What fuels such vitriol? Alcohol is consumed by everyone in FACES. It is as much a character as anyone. But, the real catalyst is restlessness. Disappointment. Life did not deliver on its promises. There was some serious deviance from the blueprint, and no one seems to know why or how to handle it. Richard and the other men in this film all struggle with their roles as the allegedly dominant sex. Feeling emasculated at every turn, they attempt to empower themselves with booze. Needless to say, it only exercerbates their dilemma. What it also does is allow us to hear confessions that may have been hidden otherwise. To act on their id with a vengeance.
 
That goes for the women as well. After Richard announces he wants a divorce ("isn't that the way it works?") and visits Jeannie, Maria and her sewing circle of dissatisfied housewives meet up with a young hippie gigolo stud (Seymour Cassell, and how alarming to see him as a young buck after all those Wes Anderson pics!). Cassevettes spends significant amounts of time cutting between Richard and Maria's eventual infidelities, and the painful hours leading up to them. The next morning, we see the fallout. The final scene of this movie, comprised mainly of two characters changing their postures, is one of the most quietly shattering I've seen.
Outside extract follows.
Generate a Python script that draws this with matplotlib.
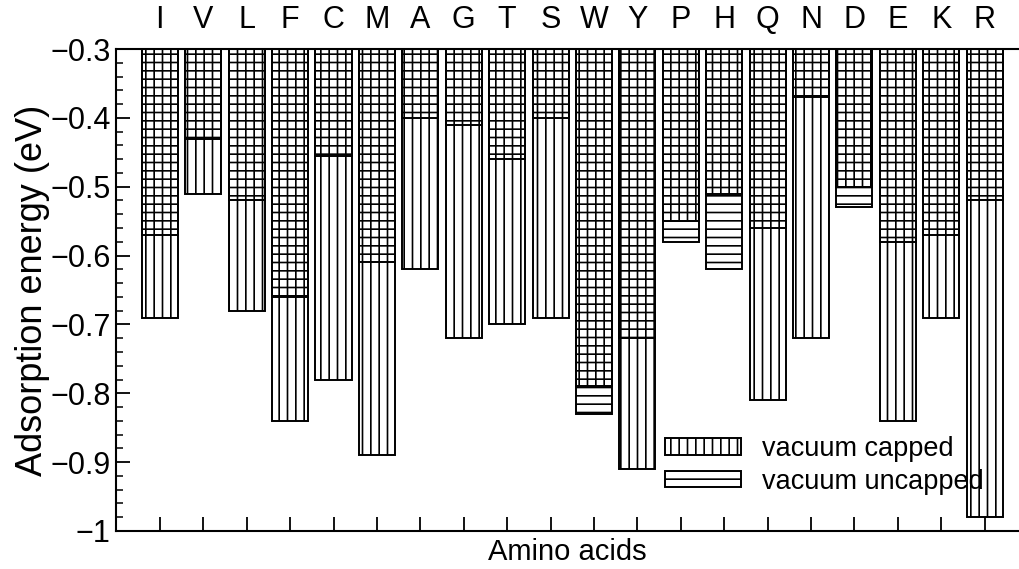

As I said, the director takes his time with each scene. Sequences go on for agonizingly long periods. Long past the time we would occupy the same space with these characters in real life. The walls close in on them (and us). With each bit of dialogue, with each unpredictable action, the vise tightens. At times it was so intense, it seemed as if the actors were breathing down my neck. I wanted escape. I wanted to stop the movie. But I couldn't. It was just as hard to look away or cover my ears, even as I felt like I wanted to exit my own skin. MAGNOLIA made me feel that way, as did certain parts of CARNAL KNOWLEDGE and WHAT HAPPENED WAS.... too.

I agree with many writers that Cassavettes' influence on filmmakers like Altman, Rudolph, Scorsese, Jaglom, and many others is undeniable. The high personal and individualized point of view and claustrophobic style employed in FACES will seem familiar to seasoned viewers, yet there just isn't anything else quite like it.